Tappel, Ryan C., Pan, Wenyang, Bergey, N. Scott, Wang, Qin, Patterson, Ivory L., Ozumba, Obiajulu A., Matsumoto, Ken’ichiro, Taguchi, Seiichi, Nomura, Christopher T.
ACS sustainable chemistry 2014 v.2 no.7 pp. 1879-1887
Escherichia coli, biochemical pathways, biodegradability, biosynthesis, carbon, composite polymers, feedstocks, glucose, nuclear magnetic resonance spectroscopy, polyethylene, polyhydroxyalkanoates, thermal properties, tissue engineering
Polyhydroxyalkanoates (PHAs) are biorenewable and biodegradable polyesters that have garnered attention as alternatives to more common petroleum-based polymers. One of the current limitations for the widespread use of PHAs is the inability to produce PHA polymers with desired material properties.
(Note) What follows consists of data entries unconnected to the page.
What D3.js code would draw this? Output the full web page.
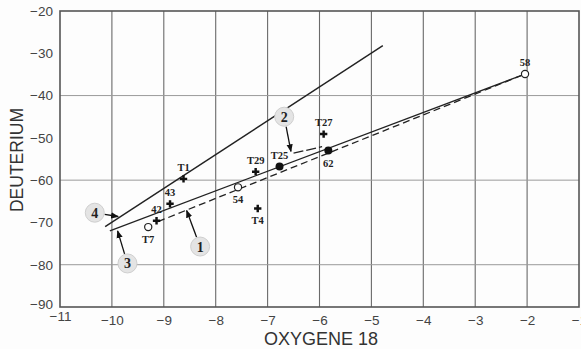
<!DOCTYPE html>
<html><head><meta charset="utf-8">
<script src="https://cdn.jsdelivr.net/npm/d3@7"></script>
<style>body{margin:0;background:#fdfdfd}svg{display:block}</style>
</head><body>
<svg id="c" width="581" height="349"></svg>
<script>
// Data
const xTicks = [-11,-10,-9,-8,-7,-6,-5,-4,-3,-2,-1];
const yTicks = [-20,-30,-40,-50,-60,-70,-80,-90];
const yGrid = [-40,-60,-80];
const sampleNames = ["T1","43","42","T7","54","T4","T29","T25","T27","62","58"];
const sampleO18 = [-8.62,-8.88,-9.14,-9.30,-7.57,-7.19,-7.23,-6.77,-5.92,-5.83,-2.04];
const sampleD   = [-59.7,-65.6,-69.6,-71.1,-61.7,-66.7,-58.0,-56.8,-49.1,-53.0,-34.9];
const sampleMarker = ["cross","cross","cross","open","open","cross","cross","dot","cross","dot","open"];
const labelPos = ["above","above","above","below","below","below","above","above","above","below","above"];
// Lines: [x1,y1,x2,y2]
const line4 = [-10.13,-71.0,-4.78,-28.2];   // GMWL
const line3 = [-10.04,-72.0,-2.04,-34.9];   // solid regression
const line1 = [-9.11,-69.8,-2.04,-34.9];    // dashed
const line2 = [-6.50,-53.6,-5.95,-52.1];    // short segment
// Callouts: number, bubble centre, arrow tip
const calloutNum = ["1","2","3","4"];
const calloutO18 = [-8.30,-6.68,-9.70,-10.33];
const calloutD   = [-75.7,-45.0,-79.7,-67.7];
const tipO18 = [-8.56,-6.55,-9.89,-9.88];
const tipD   = [-67.2,-53.2,-72.0,-68.6];

const svg = d3.select("#c");
const L=60,R=579,T=11,B=307;
const x = d3.scaleLinear().domain([-11,-1]).range([L,R]);
const y = d3.scaleLinear().domain([-90,-20]).range([B,T]);

// grid
svg.append("g").selectAll("line").data(xTicks.slice(1,-1)).join("line")
  .attr("x1",d=>x(d)).attr("x2",d=>x(d)).attr("y1",T).attr("y2",B)
  .attr("stroke","#6a6a6a").attr("stroke-width",1.1);
svg.append("g").selectAll("line").data(yGrid).join("line")
  .attr("x1",L).attr("x2",R).attr("y1",d=>y(d)).attr("y2",d=>y(d))
  .attr("stroke","#9a9a9a").attr("stroke-width",1);

// frame
svg.append("rect").attr("x",L).attr("y",T).attr("width",R-L).attr("height",B-T)
  .attr("fill","none").attr("stroke","#555").attr("stroke-width",1.6);

// axes tick labels
const xa = d3.axisBottom(x).tickValues(xTicks).tickSize(0).tickFormat(d3.format("d"));
const gx = svg.append("g").attr("transform",`translate(0,${B+5})`).call(xa);
gx.select(".domain").remove();
gx.selectAll("text").attr("font-family","Liberation Sans, Arial").attr("font-size",13.5).attr("fill","#444");
const ya = d3.axisLeft(y).tickValues(yTicks).tickSize(0).tickFormat(d3.format("d"));
const gy = svg.append("g").attr("transform",`translate(${L-4},0)`).call(ya);
gy.select(".domain").remove();
gy.selectAll("text").attr("font-family","Liberation Sans, Arial").attr("font-size",13.5).attr("fill","#444");
gx.selectAll(".tick").filter(d=>d===-11).select("text").attr("dy","0.45em");
gy.selectAll(".tick").filter(d=>d===-90).select("text").attr("dy","0.1em");

// axis titles
svg.append("text").attr("x",321).attr("y",345).attr("text-anchor","middle")
  .attr("font-family","Liberation Sans, Arial").attr("font-size",18).attr("fill","#333").text("OXYGENE 18");
svg.append("text").attr("transform",`translate(23,${(T+B)/2+1}) rotate(-90)`).attr("text-anchor","middle")
  .attr("font-family","Liberation Sans, Arial").attr("font-size",17.5).attr("fill","#333").text("DEUTERIUM");

// lines
function seg(a,dash,w){
  svg.append("line").attr("x1",x(a[0])).attr("y1",y(a[1])).attr("x2",x(a[2])).attr("y2",y(a[3]))
    .attr("stroke","#222").attr("stroke-width",w).attr("stroke-dasharray",dash);
}
seg(line4,null,1.4);
seg(line3,null,1.3);
seg(line1,"7,4",1.3);
seg(line2,"10,3",1.3);

// points
const pts = sampleNames.map((n,i)=>({n,xv:sampleO18[i],yv:sampleD[i],m:sampleMarker[i],p:labelPos[i]}));
const g = svg.append("g");
pts.forEach(p=>{
  const px=x(p.xv), py=y(p.yv);
  if(p.m==="cross"){
    g.append("path").attr("d",d3.symbol(d3.symbolCross,30)()).attr("transform",`translate(${px},${py})`).attr("fill","#111");
  } else if(p.m==="dot"){
    g.append("circle").attr("cx",px).attr("cy",py).attr("r",4).attr("fill","#111");
  } else {
    g.append("circle").attr("cx",px).attr("cy",py).attr("r",3.6).attr("fill","#fff").attr("stroke","#222").attr("stroke-width",1.2);
  }
  g.append("text").attr("x",px).attr("y",p.p==="above"?py-8:py+16).attr("text-anchor","middle")
    .attr("font-family","Liberation Serif, Times New Roman").attr("font-weight","bold").attr("font-size",10.5)
    .attr("fill","#222").text(p.n);
});

// callouts
svg.append("defs").append("marker").attr("id","ah").attr("viewBox","0 0 10 10").attr("refX",9).attr("refY",5)
  .attr("markerWidth",6).attr("markerHeight",6).attr("orient","auto")
  .append("path").attr("d","M0,1L10,5L0,9z").attr("fill","#111");
calloutNum.forEach((n,i)=>{
  const cx=x(calloutO18[i]), cy=y(calloutD[i]);
  const tx=x(tipO18[i]), ty=y(tipD[i]);
  const dx=tx-cx, dy=ty-cy, len=Math.hypot(dx,dy);
  svg.append("line").attr("x1",cx+dx/len*10).attr("y1",cy+dy/len*10).attr("x2",tx).attr("y2",ty)
    .attr("stroke","#111").attr("stroke-width",1.3).attr("marker-end","url(#ah)");
  svg.append("ellipse").attr("cx",cx).attr("cy",cy).attr("rx",9.5).attr("ry",9.5)
    .attr("fill","#e4e4e4").attr("stroke","#cfcfcf");
  svg.append("text").attr("x",cx).attr("y",cy+5).attr("text-anchor","middle")
    .attr("font-family","Liberation Serif, Times New Roman").attr("font-weight","bold").attr("font-size",14)
    .attr("fill","#222").text(n);
});
</script>
</body></html>
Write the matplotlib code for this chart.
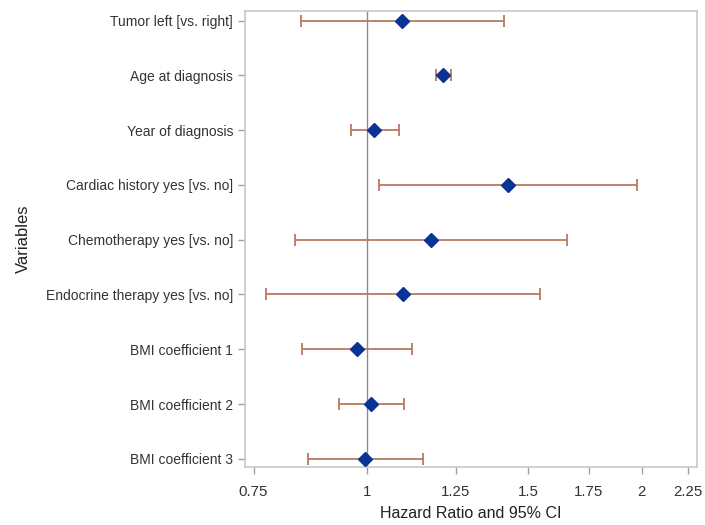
import numpy as np
import matplotlib
matplotlib.use('Agg')
import matplotlib.pyplot as plt
from matplotlib.ticker import FixedLocator, NullLocator

plt.rcParams['font.family'] = ['Liberation Sans', 'DejaVu Sans']

# hazard ratios with 95% CI
variables = ['Tumor left [vs. right]', 'Age at diagnosis', 'Year of diagnosis',
             'Cardiac history yes [vs. no]', 'Chemotherapy yes [vs. no]',
             'Endocrine therapy yes [vs. no]', 'BMI coefficient 1',
             'BMI coefficient 2', 'BMI coefficient 3']
hr = [1.091, 1.212, 1.017, 1.427, 1.175, 1.095, 0.974, 1.009, 0.993]
lower = [0.846, 1.190, 0.959, 1.029, 0.833, 0.775, 0.848, 0.931, 0.861]
upper = [1.411, 1.235, 1.083, 1.974, 1.655, 1.548, 1.119, 1.097, 1.151]
xticks = [0.75, 1, 1.25, 1.5, 1.75, 2, 2.25]
xticklabels = ['0.75', '1', '1.25', '1.5', '1.75', '2', '2.25']

hr = np.array(hr)
lower = np.array(lower)
upper = np.array(upper)
ypos = np.arange(len(variables))

fig = plt.figure(figsize=(7.05, 5.25), dpi=100)
ax = fig.add_axes([0.3475, 0.1114, 0.6412, 0.8682])

ax.axvline(1, color='#8c8c8c', lw=1, zorder=1)
ax.errorbar(hr, ypos, xerr=[hr - lower, upper - hr], fmt='none',
            ecolor='#b97a60', elinewidth=1.3, capsize=4.5, capthick=1.3, zorder=2)
ax.plot(hr, ypos, 'D', color='#0a3494', ms=7, mec='#0a3494', zorder=3)

ax.set_xscale('log')
ax.set_xlim(0.734, 2.30)
ax.xaxis.set_major_locator(FixedLocator(xticks))
ax.xaxis.set_minor_locator(NullLocator())
ax.set_xticklabels(xticklabels)
ax.set_ylim(len(variables) - 1 + 0.14, -0.18)
ax.set_yticks(ypos)
ax.set_yticklabels(variables)

for s in ax.spines.values():
    s.set_color('#c8c8c8')
    s.set_linewidth(1.2)
ax.tick_params(axis='both', colors='#a0a0a0', labelcolor='#333333',
               length=5, width=1)
ax.tick_params(axis='y', labelsize=10.0)
ax.tick_params(axis='x', labelsize=10.8, pad=8)

ax.set_xlabel('Hazard Ratio and 95% CI', fontsize=11.5, color='#222222', labelpad=5)
ax.set_ylabel('Variables', fontsize=12, color='#222222', labelpad=11)

fig.savefig('out.png', dpi=100)
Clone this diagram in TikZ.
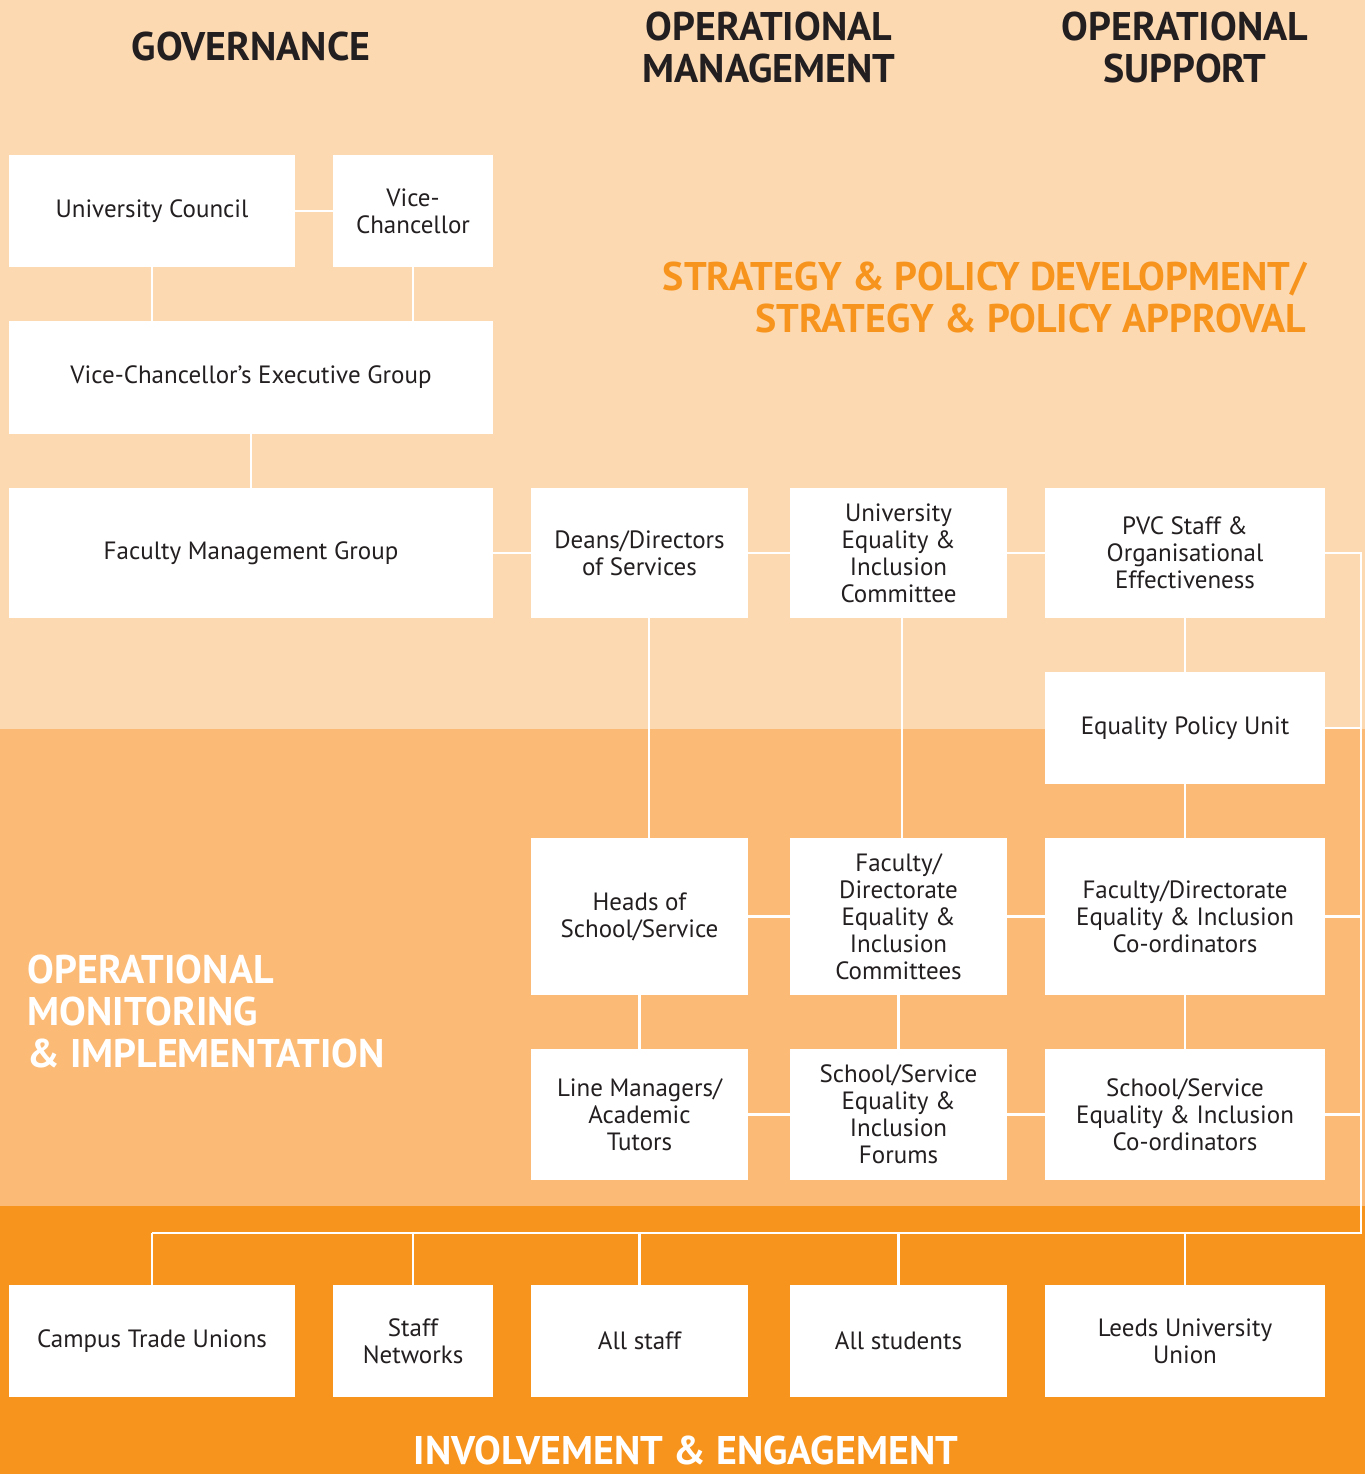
\documentclass[tikz,border=0pt]{standalone}
\usepackage{fontspec}
\setmainfont{PT Sans}
\usepackage{tikz}
\definecolor{bandTop}{HTML}{FDD9B1}
\definecolor{bandMid}{HTML}{FBBB77}
\definecolor{bandLow}{HTML}{F7941E}
\definecolor{boxText}{HTML}{231F20}

\begin{document}
\begin{tikzpicture}
[x=1pt,y=-1pt,
 boxDecorate/.style={shape=rectangle,fill=white,inner sep=0pt,align=center,text=boxText,font=\fontsize{25}{27}\selectfont},%
 lineDecorate/.style={-,draw=white,line width=2.5pt},%
 headDecorate/.style={font=\fontsize{40}{42}\selectfont\bfseries,text=boxText,align=center}]
%% coloured bands
\fill[bandTop] (0,0) rectangle (1365,729);
\fill[bandMid] (0,729) rectangle (1365,1206);
\fill[bandLow] (0,1206) rectangle (1365,1474);
\useasboundingbox (0,0) rectangle (1365,1474);
%% headings
\node (gov) at (251,47) [headDecorate] {GOVERNANCE};
\node (opman) at (769,48) [headDecorate] {OPERATIONAL\\MANAGEMENT};
\node (opsup) at (1185,48) [headDecorate] {OPERATIONAL\\SUPPORT};
\node (strat) at (1310,297) [headDecorate,anchor=east,align=right,text=bandLow] {STRATEGY \& POLICY DEVELOPMENT/\\STRATEGY \& POLICY APPROVAL};
\node (opmon) at (24,1011) [headDecorate,anchor=west,align=left,text=white] {OPERATIONAL\\MONITORING\\\& IMPLEMENTATION};
\node (invol) at (686,1464) [headDecorate,anchor=base,inner sep=0pt,text=white] {INVOLVEMENT \& ENGAGEMENT};
%% nodes or boxes
\foreach \nodename/\x/\y/\w/\h/\label in {
  uc/152/211/286/112/{University Council},
  vc/413/211/160/112/{Vice-\\Chancellor},
  vceg/251/377.5/484/113/{Vice-Chancellor’s Executive Group},
  fmg/251/553/484/130/{Faculty Management Group},
  deans/639.5/553/217/130/{Deans/Directors\\of Services},
  ueic/898.5/553/217/130/{University\\Equality \&\\Inclusion\\Committee},
  pvc/1185/553/280/130/{PVC Staff \&\\Organisational\\Effectiveness},
  epu/1185/728/280/112/{Equality Policy Unit},
  heads/639.5/916.5/217/157/{Heads of\\School/Service},
  fdeic/898.5/916.5/217/157/{Faculty/\\Directorate\\Equality \&\\Inclusion\\Committees},
  fdc/1185/916.5/280/157/{Faculty/Directorate\\Equality \& Inclusion\\Co-ordinators},
  lm/639.5/1114.5/217/131/{Line Managers/\\Academic\\Tutors},
  ssf/898.5/1114.5/217/131/{School/Service\\Equality \&\\Inclusion\\Forums},
  ssc/1185/1114.5/280/131/{School/Service\\Equality \& Inclusion\\Co-ordinators},
  ctu/152/1341/286/112/{Campus Trade Unions},
  sn/413/1341/160/112/{Staff\\Networks},
  alls/639.5/1341/217/112/{All staff},
  allst/898.5/1341/217/112/{All students},
  luu/1185/1341/280/112/{Leeds University\\Union}}
{
  \node (\nodename) at (\x,\y) [boxDecorate,minimum width=\w,minimum height=\h] {\label};
}
%% edges or lines
\path
\foreach \startnode/\endnode in {uc/vc, vceg/fmg, fmg/deans, deans/ueic, ueic/pvc,
  pvc/epu, epu/fdc, heads/fdeic, fdeic/fdc,
  heads/lm, fdeic/ssf, fdc/ssc, lm/ssf, ssf/ssc}
{
  (\startnode) edge[lineDecorate] (\endnode)
};
\draw[lineDecorate] ([xshift=9.5]deans.south) -- ([xshift=9.5]heads.north);
\draw[lineDecorate] ([xshift=3.5]ueic.south) -- ([xshift=3.5]fdeic.north);
\draw[lineDecorate] (uc.south) -- (uc.south |- vceg.north);
\draw[lineDecorate] (vc.south) -- (vc.south |- vceg.north);
%% side bus to the bottom row
\coordinate (busT) at (1361,553);
\coordinate (busB) at (1361,1233);
\draw[lineDecorate] (pvc.east) -- (busT) -- (busB) -- (busB -| ctu.north);
\foreach \nodename in {epu, fdc, ssc}
{
  \draw[lineDecorate] (\nodename.east) -- (\nodename.east -| busT);
}
\foreach \nodename in {ctu, sn, alls, allst, luu}
{
  \draw[lineDecorate] (\nodename.north |- busB) -- (\nodename.north);
}
\end{tikzpicture}
\end{document}
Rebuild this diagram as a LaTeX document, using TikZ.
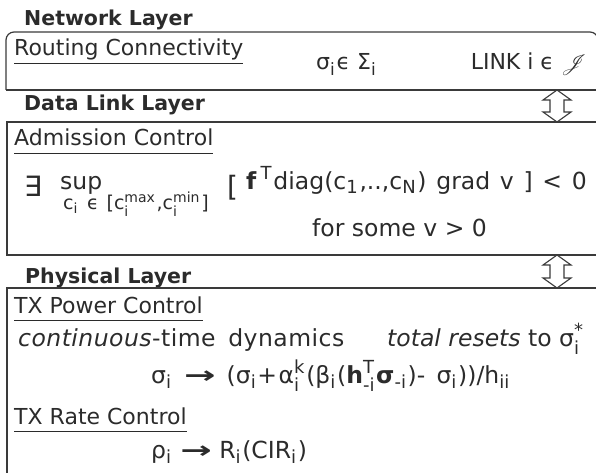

Previous studies have shown that PHA copolymers consisting primarily of one short-chain-length (SCL) repeating unit and a small concentration of medium-chain-length (MCL) repeating units have physical properties resembling the petroleum-based plastic polyethylene. In addition, these SCL-co-MCL PHA copolymers have been investigated for biomedical applications such as tissue engineering. However, bacterial production of these SCL-co-MCL PHA copolymers is often at a much lower yield compared to SCL PHA biosynthesis produced from simple sugars such as glucose. Here, we report the highest yield to date of SCL-co-MCL PHA copolymers produced from glucose. Two separate biosynthetic pathways for SCL and MCL PHAs were introduced into Escherichia coli LS5218, and copolymer production experiments were carried out in batch fermentations. The PHA copolymers produced consisted of repeating units with 4, 6, 8, 10, and 12 carbons at mol % concentrations similar to that of other SCL-co-MCL PHA copolymers reported to have desirable physical properties. The PHA repeating unit compositions, structures, and linkages between individual repeating unit types were analyzed by GC and NMR. The thermal properties of purified PHA copolymers were also examined. The engineered strain developed in this study (E. coli LS5218-STQKABGK) provides a platform to further increase PHA copolymer yields from unrelated carbon sources in a non-native PHA producing bacterial strain.